Some records

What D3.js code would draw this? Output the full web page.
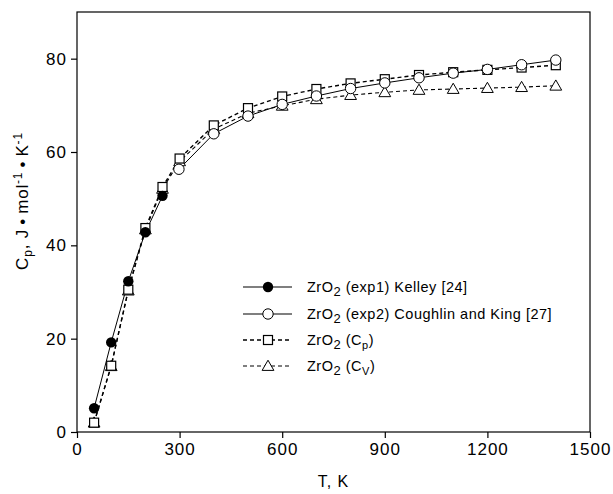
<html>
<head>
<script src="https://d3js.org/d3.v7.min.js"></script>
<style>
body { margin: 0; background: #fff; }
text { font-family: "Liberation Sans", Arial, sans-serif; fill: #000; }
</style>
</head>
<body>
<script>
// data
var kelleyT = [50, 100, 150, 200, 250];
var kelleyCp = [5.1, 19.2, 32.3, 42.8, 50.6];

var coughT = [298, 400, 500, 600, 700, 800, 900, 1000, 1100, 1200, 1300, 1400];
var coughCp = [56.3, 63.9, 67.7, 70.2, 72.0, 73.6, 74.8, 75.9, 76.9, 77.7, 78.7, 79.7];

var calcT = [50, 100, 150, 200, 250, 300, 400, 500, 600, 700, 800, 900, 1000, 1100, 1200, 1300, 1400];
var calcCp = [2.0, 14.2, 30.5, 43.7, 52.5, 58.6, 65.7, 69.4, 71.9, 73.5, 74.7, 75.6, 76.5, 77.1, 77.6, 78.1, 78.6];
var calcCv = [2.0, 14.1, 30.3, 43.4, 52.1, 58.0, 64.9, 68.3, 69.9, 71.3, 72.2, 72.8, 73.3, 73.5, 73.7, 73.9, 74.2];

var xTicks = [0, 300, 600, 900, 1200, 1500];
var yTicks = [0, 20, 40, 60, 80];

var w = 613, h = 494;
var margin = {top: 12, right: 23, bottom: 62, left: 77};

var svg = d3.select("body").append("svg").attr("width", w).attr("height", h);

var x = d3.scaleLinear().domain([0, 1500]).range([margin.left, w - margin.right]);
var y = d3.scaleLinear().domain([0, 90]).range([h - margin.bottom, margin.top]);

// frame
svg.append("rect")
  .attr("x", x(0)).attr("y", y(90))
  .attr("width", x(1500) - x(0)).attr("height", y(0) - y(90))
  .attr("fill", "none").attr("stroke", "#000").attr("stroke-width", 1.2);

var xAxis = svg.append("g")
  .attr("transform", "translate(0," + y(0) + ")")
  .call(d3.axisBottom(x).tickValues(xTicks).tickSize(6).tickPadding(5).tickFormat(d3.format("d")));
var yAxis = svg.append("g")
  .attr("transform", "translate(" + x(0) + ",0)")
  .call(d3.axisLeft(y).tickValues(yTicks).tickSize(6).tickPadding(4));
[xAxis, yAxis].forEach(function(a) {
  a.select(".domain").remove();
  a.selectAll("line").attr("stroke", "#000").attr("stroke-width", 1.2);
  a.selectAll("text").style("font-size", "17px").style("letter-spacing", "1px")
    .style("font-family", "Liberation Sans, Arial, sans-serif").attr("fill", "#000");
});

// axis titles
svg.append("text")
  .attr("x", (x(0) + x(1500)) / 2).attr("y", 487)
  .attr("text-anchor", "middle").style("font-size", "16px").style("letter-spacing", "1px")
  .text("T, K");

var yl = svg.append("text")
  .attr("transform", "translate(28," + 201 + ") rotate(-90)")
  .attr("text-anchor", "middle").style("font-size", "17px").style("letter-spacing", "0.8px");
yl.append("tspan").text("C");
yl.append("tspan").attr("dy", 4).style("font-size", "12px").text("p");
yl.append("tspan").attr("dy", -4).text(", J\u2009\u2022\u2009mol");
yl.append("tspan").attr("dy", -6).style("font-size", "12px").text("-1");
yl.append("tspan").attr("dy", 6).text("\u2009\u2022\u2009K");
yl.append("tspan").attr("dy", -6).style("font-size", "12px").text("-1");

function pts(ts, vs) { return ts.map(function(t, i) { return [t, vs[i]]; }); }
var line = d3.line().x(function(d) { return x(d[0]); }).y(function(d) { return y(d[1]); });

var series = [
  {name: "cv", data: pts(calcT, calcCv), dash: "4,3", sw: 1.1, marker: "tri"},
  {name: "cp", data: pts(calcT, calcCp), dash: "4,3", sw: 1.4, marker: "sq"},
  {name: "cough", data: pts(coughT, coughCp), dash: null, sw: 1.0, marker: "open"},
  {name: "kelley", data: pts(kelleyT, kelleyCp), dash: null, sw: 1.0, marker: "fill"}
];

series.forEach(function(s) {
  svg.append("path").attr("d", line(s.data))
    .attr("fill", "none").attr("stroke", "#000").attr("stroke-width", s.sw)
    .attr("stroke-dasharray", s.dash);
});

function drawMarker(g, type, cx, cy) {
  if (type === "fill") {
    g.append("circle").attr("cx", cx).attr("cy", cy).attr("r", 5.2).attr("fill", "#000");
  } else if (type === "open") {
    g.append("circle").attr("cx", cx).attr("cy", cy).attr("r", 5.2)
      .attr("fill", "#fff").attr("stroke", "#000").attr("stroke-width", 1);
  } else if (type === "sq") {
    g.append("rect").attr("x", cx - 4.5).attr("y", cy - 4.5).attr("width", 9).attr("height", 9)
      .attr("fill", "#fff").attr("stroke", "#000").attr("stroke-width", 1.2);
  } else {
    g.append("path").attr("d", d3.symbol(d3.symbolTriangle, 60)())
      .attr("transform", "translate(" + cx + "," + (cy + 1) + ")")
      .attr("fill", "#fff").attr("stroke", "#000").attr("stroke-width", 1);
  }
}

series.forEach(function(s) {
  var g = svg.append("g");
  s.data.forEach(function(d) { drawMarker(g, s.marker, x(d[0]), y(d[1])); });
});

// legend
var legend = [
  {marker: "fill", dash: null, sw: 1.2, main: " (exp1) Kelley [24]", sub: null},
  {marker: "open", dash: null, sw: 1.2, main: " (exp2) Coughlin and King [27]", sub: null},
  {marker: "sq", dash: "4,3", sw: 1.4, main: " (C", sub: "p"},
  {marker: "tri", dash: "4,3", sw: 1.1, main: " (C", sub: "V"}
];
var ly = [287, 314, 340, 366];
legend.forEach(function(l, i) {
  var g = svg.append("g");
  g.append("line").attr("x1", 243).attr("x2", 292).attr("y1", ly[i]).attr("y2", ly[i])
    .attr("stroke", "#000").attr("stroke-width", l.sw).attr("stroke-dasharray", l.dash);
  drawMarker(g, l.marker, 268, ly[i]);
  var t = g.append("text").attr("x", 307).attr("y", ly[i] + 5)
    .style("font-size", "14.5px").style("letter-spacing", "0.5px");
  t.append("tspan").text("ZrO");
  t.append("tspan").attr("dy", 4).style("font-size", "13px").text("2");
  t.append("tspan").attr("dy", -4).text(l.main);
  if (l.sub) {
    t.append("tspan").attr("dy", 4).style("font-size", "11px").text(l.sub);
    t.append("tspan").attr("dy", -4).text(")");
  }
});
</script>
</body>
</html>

==

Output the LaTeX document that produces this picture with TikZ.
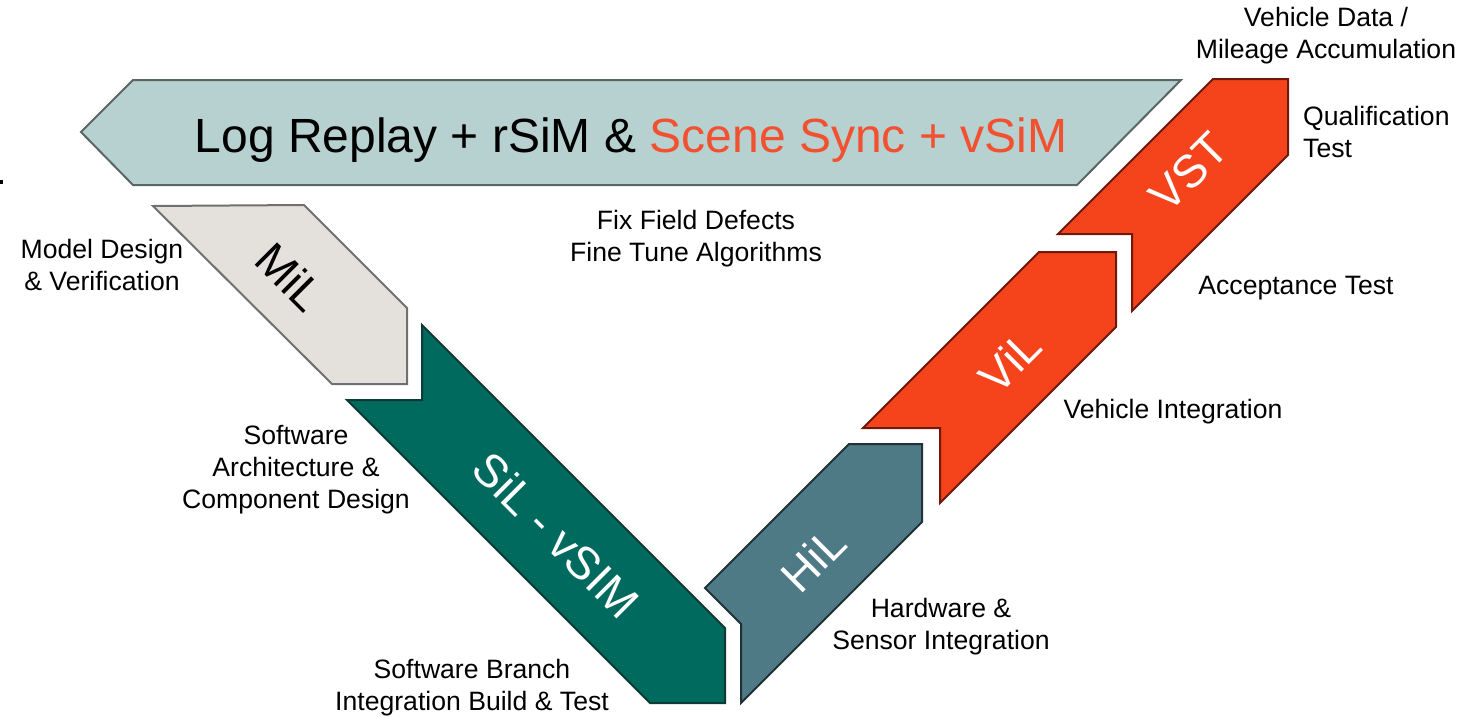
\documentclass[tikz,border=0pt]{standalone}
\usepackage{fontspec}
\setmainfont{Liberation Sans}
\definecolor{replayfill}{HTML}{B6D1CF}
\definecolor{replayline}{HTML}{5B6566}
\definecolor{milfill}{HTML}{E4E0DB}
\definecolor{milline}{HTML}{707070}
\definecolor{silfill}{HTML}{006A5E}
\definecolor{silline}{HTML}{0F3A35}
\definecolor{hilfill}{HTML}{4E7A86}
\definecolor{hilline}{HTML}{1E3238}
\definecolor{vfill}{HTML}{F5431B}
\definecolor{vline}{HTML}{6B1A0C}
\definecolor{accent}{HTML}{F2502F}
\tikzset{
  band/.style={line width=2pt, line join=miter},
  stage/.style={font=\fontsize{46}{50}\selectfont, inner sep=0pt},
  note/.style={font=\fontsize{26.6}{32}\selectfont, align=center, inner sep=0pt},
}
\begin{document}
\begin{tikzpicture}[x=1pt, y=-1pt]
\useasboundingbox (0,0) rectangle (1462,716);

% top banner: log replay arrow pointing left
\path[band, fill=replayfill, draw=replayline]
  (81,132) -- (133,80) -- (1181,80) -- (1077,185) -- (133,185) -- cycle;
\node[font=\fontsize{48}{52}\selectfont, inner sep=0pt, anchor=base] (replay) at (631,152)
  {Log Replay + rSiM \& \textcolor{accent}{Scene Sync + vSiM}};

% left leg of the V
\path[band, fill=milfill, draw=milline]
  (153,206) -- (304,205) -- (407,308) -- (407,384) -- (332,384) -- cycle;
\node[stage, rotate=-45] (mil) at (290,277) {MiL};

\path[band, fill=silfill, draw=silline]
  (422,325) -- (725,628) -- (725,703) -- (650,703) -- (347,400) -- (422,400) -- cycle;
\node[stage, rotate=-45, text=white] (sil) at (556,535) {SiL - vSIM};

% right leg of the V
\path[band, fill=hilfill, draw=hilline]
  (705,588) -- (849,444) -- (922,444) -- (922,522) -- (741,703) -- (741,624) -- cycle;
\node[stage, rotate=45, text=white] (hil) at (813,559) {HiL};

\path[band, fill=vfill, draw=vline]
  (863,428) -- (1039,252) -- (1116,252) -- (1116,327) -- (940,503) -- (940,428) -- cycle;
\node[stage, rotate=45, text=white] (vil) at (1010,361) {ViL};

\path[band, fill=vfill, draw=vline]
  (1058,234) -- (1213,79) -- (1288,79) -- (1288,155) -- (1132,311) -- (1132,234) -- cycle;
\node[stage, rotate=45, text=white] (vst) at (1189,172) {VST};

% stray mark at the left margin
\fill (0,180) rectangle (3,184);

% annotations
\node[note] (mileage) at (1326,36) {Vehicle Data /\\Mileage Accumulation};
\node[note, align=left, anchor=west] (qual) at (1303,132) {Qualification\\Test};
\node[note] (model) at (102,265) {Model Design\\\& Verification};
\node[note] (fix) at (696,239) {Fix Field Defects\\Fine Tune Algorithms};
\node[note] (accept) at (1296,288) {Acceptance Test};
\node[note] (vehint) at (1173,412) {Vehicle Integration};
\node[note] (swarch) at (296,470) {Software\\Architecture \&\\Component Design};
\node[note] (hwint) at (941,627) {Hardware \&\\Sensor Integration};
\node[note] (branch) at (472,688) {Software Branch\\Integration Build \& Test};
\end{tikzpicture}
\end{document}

● TASK DESCRIPTION: Using the entries above, write out exactly the lines from the one with "Output the LaTeX" through the one with "rotate=45, text=white] (vil)", ends included. Leave out any pictures.

● COMPLETE ANSWER:
Output the LaTeX document that produces this picture with TikZ.
\documentclass[tikz,border=0pt]{standalone}
\usepackage{fontspec}
\setmainfont{Liberation Sans}
\definecolor{replayfill}{HTML}{B6D1CF}
\definecolor{replayline}{HTML}{5B6566}
\definecolor{milfill}{HTML}{E4E0DB}
\definecolor{milline}{HTML}{707070}
\definecolor{silfill}{HTML}{006A5E}
\definecolor{silline}{HTML}{0F3A35}
\definecolor{hilfill}{HTML}{4E7A86}
\definecolor{hilline}{HTML}{1E3238}
\definecolor{vfill}{HTML}{F5431B}
\definecolor{vline}{HTML}{6B1A0C}
\definecolor{accent}{HTML}{F2502F}
\tikzset{
  band/.style={line width=2pt, line join=miter},
  stage/.style={font=\fontsize{46}{50}\selectfont, inner sep=0pt},
  note/.style={font=\fontsize{26.6}{32}\selectfont, align=center, inner sep=0pt},
}
\begin{document}
\begin{tikzpicture}[x=1pt, y=-1pt]
\useasboundingbox (0,0) rectangle (1462,716);

% top banner: log replay arrow pointing left
\path[band, fill=replayfill, draw=replayline]
  (81,132) -- (133,80) -- (1181,80) -- (1077,185) -- (133,185) -- cycle;
\node[font=\fontsize{48}{52}\selectfont, inner sep=0pt, anchor=base] (replay) at (631,152)
  {Log Replay + rSiM \& \textcolor{accent}{Scene Sync + vSiM}};

% left leg of the V
\path[band, fill=milfill, draw=milline]
  (153,206) -- (304,205) -- (407,308) -- (407,384) -- (332,384) -- cycle;
\node[stage, rotate=-45] (mil) at (290,277) {MiL};

\path[band, fill=silfill, draw=silline]
  (422,325) -- (725,628) -- (725,703) -- (650,703) -- (347,400) -- (422,400) -- cycle;
\node[stage, rotate=-45, text=white] (sil) at (556,535) {SiL - vSIM};

% right leg of the V
\path[band, fill=hilfill, draw=hilline]
  (705,588) -- (849,444) -- (922,444) -- (922,522) -- (741,703) -- (741,624) -- cycle;
\node[stage, rotate=45, text=white] (hil) at (813,559) {HiL};

\path[band, fill=vfill, draw=vline]
  (863,428) -- (1039,252) -- (1116,252) -- (1116,327) -- (940,503) -- (940,428) -- cycle;
\node[stage, rotate=45, text=white] (vil) at (1010,361) {ViL};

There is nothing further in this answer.